Split views on land clearing law
Queensland’s council lobby and farmers’ lobby are at odds about new land clearing laws.
The High Court has upheld the power of Queensland councils to control vegetation management on category X land.
It means that category X lands – which are described as “exempt areas” on state vegetation maps – are subject to local council planning schemes and may require a development permit.
But the ruling will make the process even more confusing for primary producers, according to farming lobby AgForce.
The court upheld the ruling on a case brought by South Australia-based developer Fairmont P/L against the Moreton Bay Regional Council, which was triggered by a dispute over land clearing for a housing scheme north of Brisbane.
Close to 33 million hectares of land is designated category X in Queensland, but the decision affects the near-20 per cent of the state's landmass covered by local planning schemes.
AgForce CEO Michael Guerin said the decision adds more regulation and exposes producers to fines of up to $600,000 per breach.
“This means that thinning or clearing of any vegetation on category X, previously exempt under the state's Vegetation Management Act, could now require planning approval from the local council, a process that can take weeks or even months,” he said.
“The ruling has made effective, legally compliant landscape management virtually impossible for most producers.
“Landholders now have to know, understand and comply with legislation and regulations by all three levels of government, much of which is contradictory.”
Local Government Association of Queensland spokesman Craig Johnstone says that councils engage with communities before making vegetation clearing assessable under a planning scheme.

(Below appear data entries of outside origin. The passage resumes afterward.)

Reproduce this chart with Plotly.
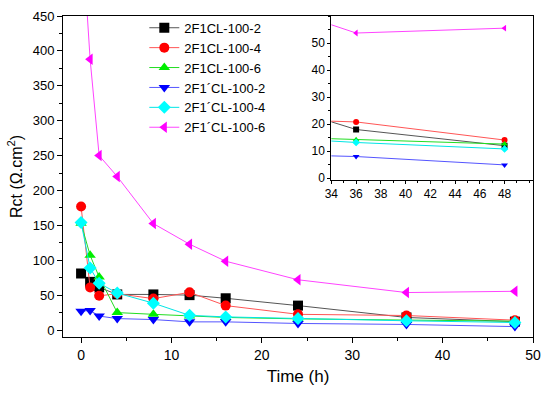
import plotly.graph_objects as go

time_h = [0, 1, 2, 4, 8, 12, 16, 24, 36, 48]

names = ["2F1CL-100-2", "2F1CL-100-4", "2F1CL-100-6",
         "2F1´CL-100-2", "2F1´CL-100-4", "2F1´CL-100-6"]

rct_2F1CL_100_2 = [81, 69, 61, 51, 51, 50, 45.5, 35, 18, 12]
rct_2F1CL_100_4 = [177, 61, 49, 52, 45, 54, 35, 22.5, 20.8, 14.1]
rct_2F1CL_100_6 = [153, 107, 76, 25, 22.5, 20, 18, 16, 14.2, 12.6]
rct_2F1pCL_100_2 = [27, 28, 20, 16.4, 15, 11.7, 11.7, 9.4, 8, 4.9]
rct_2F1pCL_100_4 = [154, 89, 67, 53, 38.5, 21, 18.8, 16.4, 13.2, 10.8]
rct_2F1pCL_100_6 = [590, 388, 250, 220, 152.5, 123, 98.6, 72, 53.7, 55.5]

inset_x_ticks = [34, 36, 38, 40, 42, 44, 46, 48]
inset_y_ticks = [0, 10, 20, 30, 40, 50]

series = [rct_2F1CL_100_2, rct_2F1CL_100_4, rct_2F1CL_100_6,
          rct_2F1pCL_100_2, rct_2F1pCL_100_4, rct_2F1pCL_100_6]

colors = ["#000000", "#ff0000", "#00ee00", "#0000ff", "#00ffff", "#ff00ff"]
line_colors = ["#555555", "#ff5555", "#22dd22", "#5555ff", "#00e5e5", "#ff44ff"]
symbols = ["square", "circle", "triangle-up", "triangle-down", "diamond", "triangle-left"]

FONT = "Liberation Sans, Arial"

fig = go.Figure()
for nm, ys, c, lc, s in zip(names, series, colors, line_colors, symbols):
    fig.add_trace(go.Scatter(
        x=time_h, y=ys, name=nm, mode="lines+markers",
        line=dict(color=lc, width=1),
        marker=dict(color=c, symbol=s, size=10),
        xaxis="x", yaxis="y"))
for nm, ys, c, lc, s in zip(names, series, colors, line_colors, symbols):
    fig.add_trace(go.Scatter(
        x=time_h, y=ys, name=nm, mode="lines+markers", showlegend=False,
        line=dict(color=lc, width=1),
        marker=dict(color=c, symbol=s, size=6),
        xaxis="x2", yaxis="y2"))

def ax(size, ticklen):
    return dict(showline=True, linecolor="black", linewidth=1, mirror=True,
                ticks="outside", ticklen=ticklen, tickcolor="black", showgrid=False,
                zeroline=False, tickfont=dict(family=FONT, size=size, color="black"))

fig.update_layout(
    width=550, height=395,
    margin=dict(l=63, r=9, t=12, b=58),
    paper_bgcolor="white", plot_bgcolor="white",
    font=dict(family=FONT, color="black"),
    xaxis=dict(range=[-2, 50], dtick=10, domain=[0, 1],
               minor=dict(dtick=5, ticks="outside", ticklen=3, tickcolor="black"),
               title=dict(text="Time (h)", font=dict(size=17), standoff=8),
               **ax(14, 5)),
    yaxis=dict(range=[-10, 450], dtick=50, domain=[0, 1],
               minor=dict(dtick=25, ticks="outside", ticklen=3, tickcolor="black"),
               title=dict(text="Rct (Ω.cm<sup>2</sup>)", font=dict(size=16), standoff=6),
               **ax(13, 5)),
    xaxis2=dict(range=[34, 50.3], tickmode="array", tickvals=inset_x_ticks,
                domain=[0.571, 1.0], anchor="y2",
                minor=dict(dtick=1, ticks="outside", ticklen=2, tickcolor="black"),
                **ax(12, 3)),
    yaxis2=dict(range=[-0.7, 60], tickmode="array", tickvals=inset_y_ticks,
                domain=[0.489, 1.0], anchor="x2",
                minor=dict(dtick=5, ticks="outside", ticklen=2, tickcolor="black"),
                **ax(12, 3)),
    legend=dict(x=0.173, y=1.01, xanchor="left", yanchor="top",
                bgcolor="rgba(0,0,0,0)", font=dict(size=13, color="black"),
                tracegroupgap=0, itemwidth=30),
    showlegend=True,
)

fig.write_html("out.html",
               config={"displayModeBar": False},
               post_script="document.body.style.margin='0';document.body.style.overflow='hidden';")
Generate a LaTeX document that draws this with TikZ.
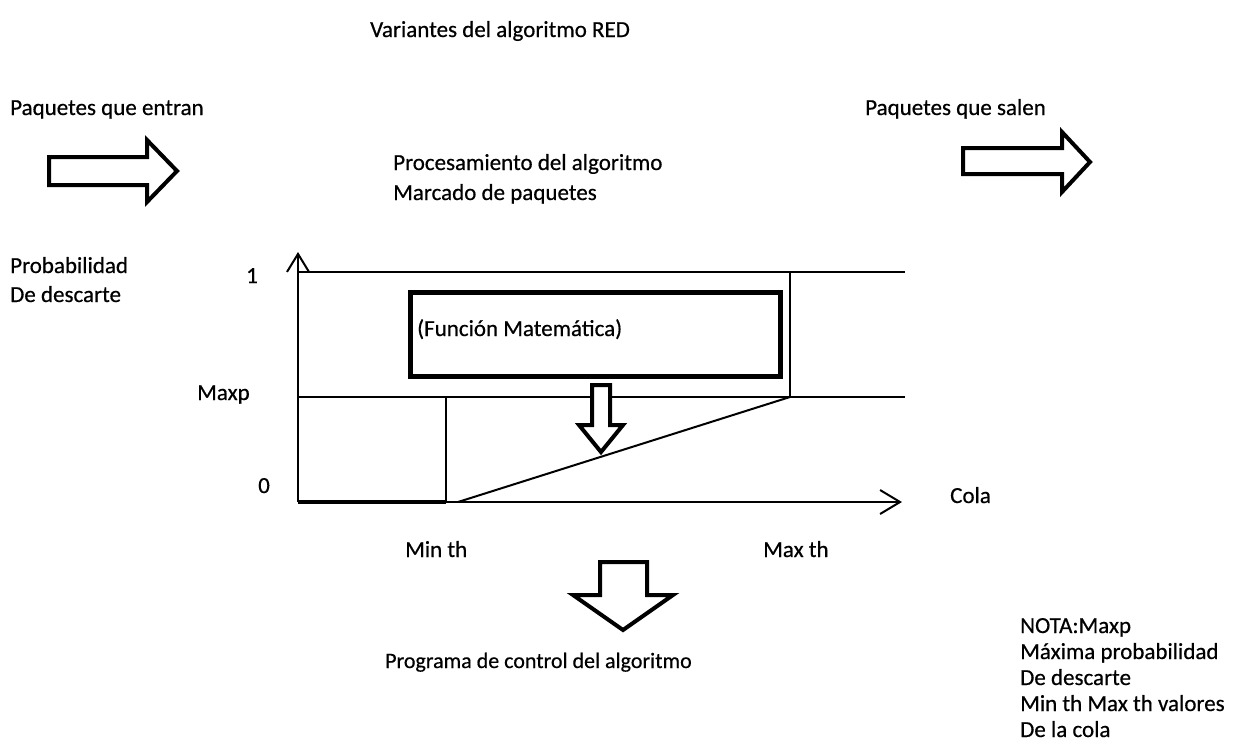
\documentclass[tikz,border=0pt]{standalone}
\usepackage{fontspec}
\setmainfont{Carlito}[FakeBold=0.5]
\usetikzlibrary{arrows.meta}
\tikzset{
  lbl/.style={inner sep=0pt, anchor=base west, font=\fontsize{23}{28}\selectfont},
  thin/.style={line width=2},
  hollow/.style={line width=4, line join=miter, fill=white},
  axisarrow/.style={-{Straight Barb[length=20,width=24,line width=2]}}
}
\begin{document}
\begin{tikzpicture}[x=1pt,y=-1pt]
\useasboundingbox (0,0) rectangle (1242,747);
% texts
\node[lbl] (title) at (370,37) {Variantes del algoritmo RED};
\node[lbl] (in) at (10,115) {Paquetes que entran};
\node[lbl] (out) at (865,115) {Paquetes que salen};
\node[lbl] (proc) at (393,170) {Procesamiento del algoritmo};
\node[lbl] (marc) at (393,200) {Marcado de paquetes};
\node[lbl] (prob) at (10,273) {Probabilidad};
\node[lbl] (desc) at (10,302) {De descarte};
\node[lbl] (one) at (246,283) {1};
\node[lbl] (maxp) at (197,400) {Maxp};
\node[lbl] (zero) at (258,493) {0};
\node[lbl] (cola) at (950,503) {Cola};
\node[lbl] (minth) at (405,557) {Min th};
\node[lbl] (maxth) at (763,557) {Max th};
\node[lbl, font=\fontsize{22}{26}\selectfont] (prog) at (385,668) {Programa de control del algoritmo};
\node[lbl] (n1) at (1020,633) {NOTA:Maxp};
\node[lbl] (n2) at (1020,659) {Máxima probabilidad};
\node[lbl] (n3) at (1020,685) {De descarte};
\node[lbl] (n4) at (1020,711) {Min th Max th valores};
\node[lbl] (n5) at (1020,737) {De la cola};
% hollow arrows
\draw[hollow] (49,157) -- (147,157) -- (147,140) -- (177,171) -- (147,202) -- (147,185) -- (49,185) -- cycle;
\draw[hollow] (963,148) -- (1062,148) -- (1062,132) -- (1090,162) -- (1062,192) -- (1062,174) -- (963,174) -- cycle;
\draw[hollow] (600,562) -- (647,562) -- (647,595) -- (673,595) -- (623,630) -- (573,595) -- (600,595) -- cycle;
% graph
\coordinate (O) at (298,502);
\coordinate (Ytop) at (298,252);
\coordinate (Xend) at (902,502);
\coordinate (T0) at (298,272);
\coordinate (T1) at (905,272);
\coordinate (M0) at (298,397);
\coordinate (M1) at (905,397);
\coordinate (Vt) at (790,272);
\coordinate (Vb) at (790,397);
\coordinate (Mint) at (446,397);
\coordinate (Minb) at (446,502);
\coordinate (D0) at (458,502);
\draw[thin] (T0) -- (T1);
\draw[thin] (M0) -- (M1);
\draw[thin] (Vt) -- (Vb);
\draw[thin] (Mint) -- (Minb);
\draw[thin] (D0) -- (Vb);
\draw[thin, -{Straight Barb[length=18,width=22,line width=2]}] (O) -- (Ytop);
\draw[thin, axisarrow] (O) -- (Xend);
\draw[line width=4] (O) -- (Minb);
% function box
\draw[line width=5] (410,292) rectangle (780,376);
\node[lbl] (func) at (417,336) {(Función Matemática)};
% small hollow arrow
\draw[hollow] (592,385) -- (610,385) -- (610,425) -- (623,425) -- (601,452) -- (579,425) -- (592,425) -- cycle;
\end{tikzpicture}
\end{document}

“The state government ultimately approves the making of a planning scheme through the state interest review process,” he said.
“Local governments are committed to protecting, enhancing and maintaining natural assets and should be recognised as the sphere of government immediately responsible for land use planning and development assessment.
“The other important issue to note is that not all category X vegetation across Queensland will be made assessable development under local government planning schemes.
“It is up to each individual local government to make that decision to reflect community aspirations and the location of the vegetation and its significance to providing corridors for biodiversity.
“It is highly likely that in reality it is only a small amount of category X vegetation being considered assessable development across the state.”
Mr Guerin said the decision was made by out-of-touch people with no knowledge of the land or agriculture.
“This is a disastrous outcome for producers at a time when many need to urgently clear firebreaks ahead of a predicted brutal fire season, control weeds and invasive plants, and use vegetation as fodder for cattle starving due to the record drought,” he said.
“Every week we hear of producers who are fined for unknowingly breaching various state government vegetation management regulations simply because the legislation is both confusing and ever-changing.
“For many years, the state government has been telling producers that PMAVs are the only document they will need to manage vegetation on their properties, but this is clearly not the case.
“Between the VMA, protected plants trigger mapping and now local planning schemes, farmers simply don't know what they can and cant do on their properties.”